I am no stranger to conventions, comic, anime, or otherwise. My first convention was Numa Rei No Con in 2004, when I was but a confused teenager who managed to con (heh) my parents into venturing out to New Orleans for a weekend of nerdy fun. Since then, I’ve been to conventions all over the country, and even managed to make it to London Super Comic Convention in February of 2016. But there is nothing –and I mean nothing –that compares to the annual events in Atlanta, Georgia; just a short (6 hour) drive from my own home.
I’m talking about Dragon Con.
Downtown Atlanta, Georgia
02 – 05 September, 2016
Multi-fandom (comics, anime, television, movies, etc.)
Celebrating their 30th Anniversary, Dragon Con had a record-setting attendance of over seventy-seven thousand people. That means, for one weekend (always Labor Day Weekend), the population of Atlanta was increased by a measurable 17%. This multi-million dollar boon to the city came in the form geeks from every walk of life: young and old, rich and poor, male and female. All of this was kicked off with a parade of over three thousand, and lasted until Monday, when people returned to every corner of God’s green earth taking memories and swag from one of the largest pop culture convention to ever exist.
Last year, 2015, was the first year that I had ever attended Dragon Con, and I was woefully unprepared for the scale. This year, I made sure to plan ahead by downloading the app. It is definitely mandatory when navigating the multiple hotels and convention centers that the event sprawls across. Nearly every local business runs some sort of event or special related to the con; along with an extensive list of privately organized parties.
But even with a good schedule, it is almost impossible to see everything that Dragon Con has to offer.
The Night at the Aquarium, which takes place only a few blocks from the host hotels, is a crucial part of the Dragon Con experience. All of the aquarium’s exhibits are open to the public with the central atrium becoming a massive costume party. This event is also the stage for one of Dragon Con’s most prestigious costume contests.

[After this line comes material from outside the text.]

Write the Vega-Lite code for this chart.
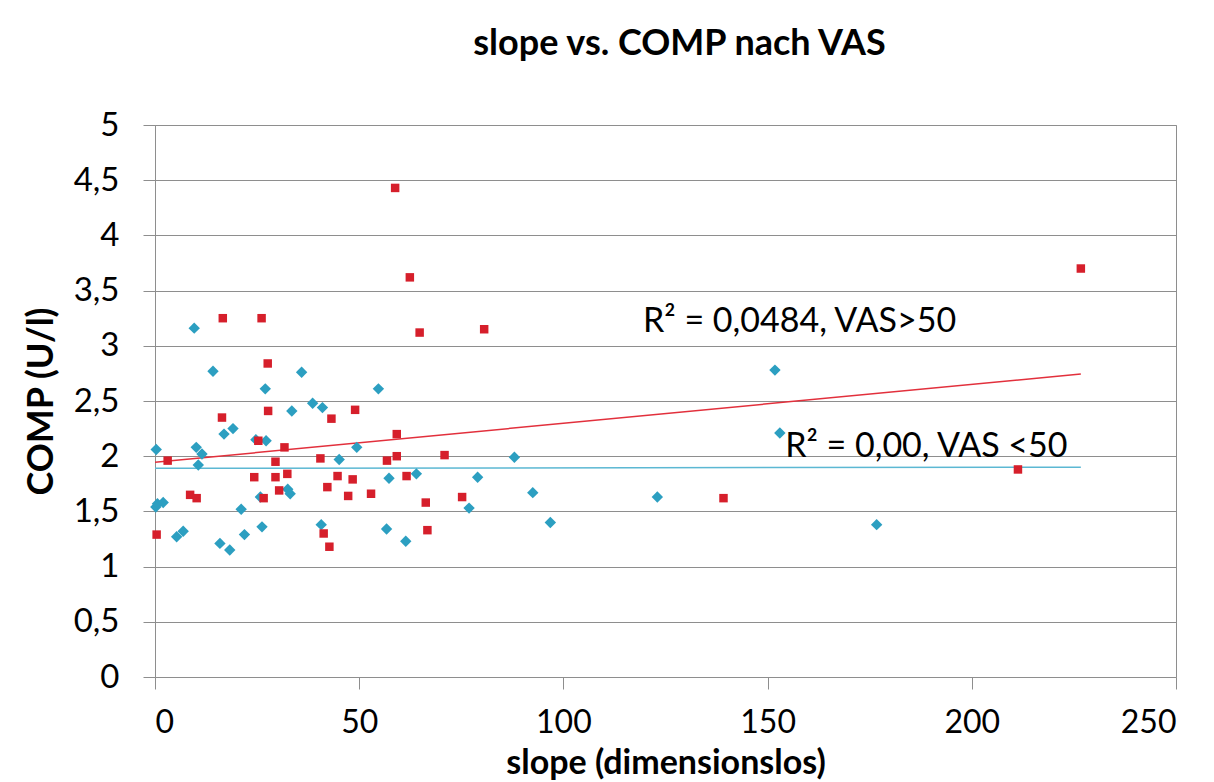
{
  "$schema": "https://vega.github.io/schema/vega-lite/v6.json",
  "width": 1021,
  "height": 552,
  "autosize": {"type": "none"},
  "padding": {"left": 155, "top": 125, "right": 38, "bottom": 105},
  "background": "white",
  "title": {"text": "slope vs. COMP nach VAS", "font": "Lato", "fontSize": 36, "fontWeight": "bold", "color": "black", "anchor": "middle", "offset": 46, "dx": 14},
  "config": {
    "view": {"stroke": "#8e8e8e", "strokeWidth": 1},
    "axis": {
      "labelFont": "Lato", "labelFontSize": 33, "labelColor": "black",
      "titleFont": "Lato", "titleFontWeight": "bold", "titleColor": "black",
      "tickColor": "#8e8e8e", "tickSize": 12, "tickWidth": 1,
      "domainColor": "#8e8e8e", "gridColor": "#8e8e8e", "gridWidth": 1
    }
  },
  "datasets": {
    "pts": [
      {"slope": 0.3, "comp": 2.06, "grp": "VAS<50"},
      {"slope": 0.2, "comp": 1.54, "grp": "VAS<50"},
      {"slope": 0.6, "comp": 1.57, "grp": "VAS<50"},
      {"slope": 2.0, "comp": 1.58, "grp": "VAS<50"},
      {"slope": 5.3, "comp": 1.27, "grp": "VAS<50"},
      {"slope": 6.9, "comp": 1.32, "grp": "VAS<50"},
      {"slope": 9.6, "comp": 3.16, "grp": "VAS<50"},
      {"slope": 10.1, "comp": 2.08, "grp": "VAS<50"},
      {"slope": 10.6, "comp": 1.92, "grp": "VAS<50"},
      {"slope": 11.5, "comp": 2.02, "grp": "VAS<50"},
      {"slope": 14.2, "comp": 2.77, "grp": "VAS<50"},
      {"slope": 15.9, "comp": 1.21, "grp": "VAS<50"},
      {"slope": 16.9, "comp": 2.20, "grp": "VAS<50"},
      {"slope": 18.3, "comp": 1.15, "grp": "VAS<50"},
      {"slope": 19.1, "comp": 2.25, "grp": "VAS<50"},
      {"slope": 21.1, "comp": 1.52, "grp": "VAS<50"},
      {"slope": 21.9, "comp": 1.29, "grp": "VAS<50"},
      {"slope": 24.7, "comp": 2.15, "grp": "VAS<50"},
      {"slope": 26.2, "comp": 1.36, "grp": "VAS<50"},
      {"slope": 25.8, "comp": 1.63, "grp": "VAS<50"},
      {"slope": 27.0, "comp": 2.61, "grp": "VAS<50"},
      {"slope": 27.2, "comp": 2.14, "grp": "VAS<50"},
      {"slope": 32.5, "comp": 1.70, "grp": "VAS<50"},
      {"slope": 33.1, "comp": 1.66, "grp": "VAS<50"},
      {"slope": 33.5, "comp": 2.41, "grp": "VAS<50"},
      {"slope": 35.9, "comp": 2.76, "grp": "VAS<50"},
      {"slope": 38.6, "comp": 2.48, "grp": "VAS<50"},
      {"slope": 40.7, "comp": 1.38, "grp": "VAS<50"},
      {"slope": 41.0, "comp": 2.44, "grp": "VAS<50"},
      {"slope": 45.1, "comp": 1.97, "grp": "VAS<50"},
      {"slope": 49.4, "comp": 2.08, "grp": "VAS<50"},
      {"slope": 54.7, "comp": 2.61, "grp": "VAS<50"},
      {"slope": 56.7, "comp": 1.34, "grp": "VAS<50"},
      {"slope": 57.3, "comp": 1.80, "grp": "VAS<50"},
      {"slope": 61.4, "comp": 1.23, "grp": "VAS<50"},
      {"slope": 64.0, "comp": 1.84, "grp": "VAS<50"},
      {"slope": 76.9, "comp": 1.53, "grp": "VAS<50"},
      {"slope": 79.0, "comp": 1.81, "grp": "VAS<50"},
      {"slope": 88.0, "comp": 1.99, "grp": "VAS<50"},
      {"slope": 92.5, "comp": 1.67, "grp": "VAS<50"},
      {"slope": 96.8, "comp": 1.40, "grp": "VAS<50"},
      {"slope": 123.0, "comp": 1.63, "grp": "VAS<50"},
      {"slope": 151.8, "comp": 2.78, "grp": "VAS<50"},
      {"slope": 153.0, "comp": 2.21, "grp": "VAS<50"},
      {"slope": 176.7, "comp": 1.38, "grp": "VAS<50"},
      {"slope": 0.4, "comp": 1.29, "grp": "VAS>50"},
      {"slope": 3.1, "comp": 1.96, "grp": "VAS>50"},
      {"slope": 8.6, "comp": 1.65, "grp": "VAS>50"},
      {"slope": 10.2, "comp": 1.62, "grp": "VAS>50"},
      {"slope": 16.4, "comp": 2.35, "grp": "VAS>50"},
      {"slope": 16.6, "comp": 3.25, "grp": "VAS>50"},
      {"slope": 24.3, "comp": 1.81, "grp": "VAS>50"},
      {"slope": 25.3, "comp": 2.14, "grp": "VAS>50"},
      {"slope": 26.1, "comp": 3.25, "grp": "VAS>50"},
      {"slope": 26.6, "comp": 1.62, "grp": "VAS>50"},
      {"slope": 27.6, "comp": 2.84, "grp": "VAS>50"},
      {"slope": 27.7, "comp": 2.41, "grp": "VAS>50"},
      {"slope": 29.5, "comp": 1.95, "grp": "VAS>50"},
      {"slope": 29.5, "comp": 1.81, "grp": "VAS>50"},
      {"slope": 30.4, "comp": 1.69, "grp": "VAS>50"},
      {"slope": 31.7, "comp": 2.08, "grp": "VAS>50"},
      {"slope": 32.4, "comp": 1.84, "grp": "VAS>50"},
      {"slope": 40.5, "comp": 1.98, "grp": "VAS>50"},
      {"slope": 41.3, "comp": 1.30, "grp": "VAS>50"},
      {"slope": 42.2, "comp": 1.72, "grp": "VAS>50"},
      {"slope": 42.7, "comp": 1.18, "grp": "VAS>50"},
      {"slope": 43.2, "comp": 2.34, "grp": "VAS>50"},
      {"slope": 44.7, "comp": 1.82, "grp": "VAS>50"},
      {"slope": 47.3, "comp": 1.64, "grp": "VAS>50"},
      {"slope": 48.4, "comp": 1.79, "grp": "VAS>50"},
      {"slope": 49.0, "comp": 2.42, "grp": "VAS>50"},
      {"slope": 52.9, "comp": 1.66, "grp": "VAS>50"},
      {"slope": 56.8, "comp": 1.96, "grp": "VAS>50"},
      {"slope": 58.8, "comp": 4.43, "grp": "VAS>50"},
      {"slope": 59.2, "comp": 2.20, "grp": "VAS>50"},
      {"slope": 59.2, "comp": 2.00, "grp": "VAS>50"},
      {"slope": 61.6, "comp": 1.82, "grp": "VAS>50"},
      {"slope": 62.4, "comp": 3.62, "grp": "VAS>50"},
      {"slope": 64.8, "comp": 3.12, "grp": "VAS>50"},
      {"slope": 66.3, "comp": 1.58, "grp": "VAS>50"},
      {"slope": 66.7, "comp": 1.33, "grp": "VAS>50"},
      {"slope": 70.9, "comp": 2.01, "grp": "VAS>50"},
      {"slope": 75.2, "comp": 1.63, "grp": "VAS>50"},
      {"slope": 80.6, "comp": 3.15, "grp": "VAS>50"},
      {"slope": 139.2, "comp": 1.62, "grp": "VAS>50"},
      {"slope": 211.3, "comp": 1.88, "grp": "VAS>50"},
      {"slope": 226.7, "comp": 3.70, "grp": "VAS>50"}
    ],
    "trend": [
      {"slope": 0, "comp": 1.945, "grp": "VAS>50"},
      {"slope": 226.7, "comp": 2.745, "grp": "VAS>50"},
      {"slope": 0, "comp": 1.89, "grp": "VAS<50"},
      {"slope": 226.7, "comp": 1.90, "grp": "VAS<50"}
    ],
    "labels": [
      {"slope": 119.5, "comp": 3.125, "label": "R² = 0,0484, VAS>50"},
      {"slope": 154.3, "comp": 1.993, "label": "R² = 0,00, VAS <50"}
    ]
  },
  "encoding": {
    "x": {"field": "slope", "type": "quantitative",
      "scale": {"domain": [0, 250], "nice": false},
      "axis": {"values": [0, 50, 100, 150, 200, 250], "grid": false, "domain": false, "labelPadding": 18, "labelFontSize": 32,
        "title": "slope (dimensionslos)", "titleFontSize": 34, "titlePadding": 8}},
    "y": {"field": "comp", "type": "quantitative",
      "scale": {"domain": [0, 5], "nice": false},
      "axis": {"values": [0, 0.5, 1, 1.5, 2, 2.5, 3, 3.5, 4, 4.5, 5], "grid": true, "domain": true, "labelPadding": 24,
        "labelExpr": "replace(toString(datum.value), '.', ',')",
        "title": "COMP (U/l)", "titleFontSize": 36, "titlePadding": 13}}
  },
  "layer": [
    {
      "data": {"name": "trend"},
      "transform": [{"filter": "datum.grp === 'VAS<50'"}],
      "mark": {"type": "line", "color": "#5cb8d3", "strokeWidth": 1.5}
    },
    {
      "data": {"name": "trend"},
      "transform": [{"filter": "datum.grp === 'VAS>50'"}],
      "mark": {"type": "line", "color": "#e2303c", "strokeWidth": 1.5}
    },
    {
      "data": {"name": "pts"},
      "transform": [{"filter": "datum.grp === 'VAS<50'"}],
      "mark": {"type": "point", "shape": "diamond", "filled": true, "color": "#2c9fc1", "size": 130, "opacity": 1}
    },
    {
      "data": {"name": "pts"},
      "transform": [{"filter": "datum.grp === 'VAS>50'"}],
      "mark": {"type": "point", "shape": "square", "filled": true, "color": "#d61f2b", "size": 72, "opacity": 1}
    },
    {
      "data": {"name": "labels"},
      "mark": {"type": "text", "align": "left", "baseline": "alphabetic", "font": "Lato", "fontSize": 34, "color": "black"},
      "encoding": {"text": {"field": "label"}}
    }
  ]
}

Cash bars, a DJ, and a man(?) in a whale shark costume that must have danced for the entire duration of the event made it well worth the cost of admission.
These events, the non-stop parties, the cosplay; these are things that Dragon Con is to everyone, that Dragon Con is to the public. The atmosphere is unlike any other. But this year, I wanted to do something different in my review. I wanted to find out what Dragon Con meant to the individual; to the attendee and to the creator alike.
I polled people on the streets, in lines at the bar, and on the hotel balconies. I talked to indie comic creators like Chandra Free, Comfort & Adam, and Jennie Breeden. I even managed to have a midnight smoke with indie author Quincy Allen in the circle in front of the Doubletree. Each time, I asked them what set Dragon Con apart, what made it special to them.
I received a lot of different answers. Some said it was the uniqueness of the cosplay, watching fandoms blend together into professional quality costumes that just couldn’t be seen anywhere else. Some said it was the atmosphere of fantasy that permeated the entire event. Some said that it was the opportunity to reach out and make new fans from different audiences and walks of life.
However there was one thing that was mentioned by nearly every person that I spoke to: inclusiveness. Dragon Con melds not only fandoms, but cultures. Everyone is welcome, and the only goal is to have a good time. After the guests are finished signing autographs, the artist alleys are closed, and the parades have run their route; it’s just people. Attendees come to have a drink, take pictures of costumes, and make new friends.
I think, in the end, that also sums up what Dragon Con is for me. It’s the smaller moments in the chaos, like a Sunday morning beer swap. People from all over the country met in a possibly abandoned level of a host hotel, set up a table, and shared craft beer from their homes. It was quiet, but it was a fantastic opportunity to toast the diversity that makes Dragon Con great, and cheer on a Robert Baratheon as he was shotgunning a cold one.
In closing, if Dragon Con is something that you can attend, then it’s something that you should attend.
Plus, where else will you see a voice-activated, Raspberry Pi powered War Machine?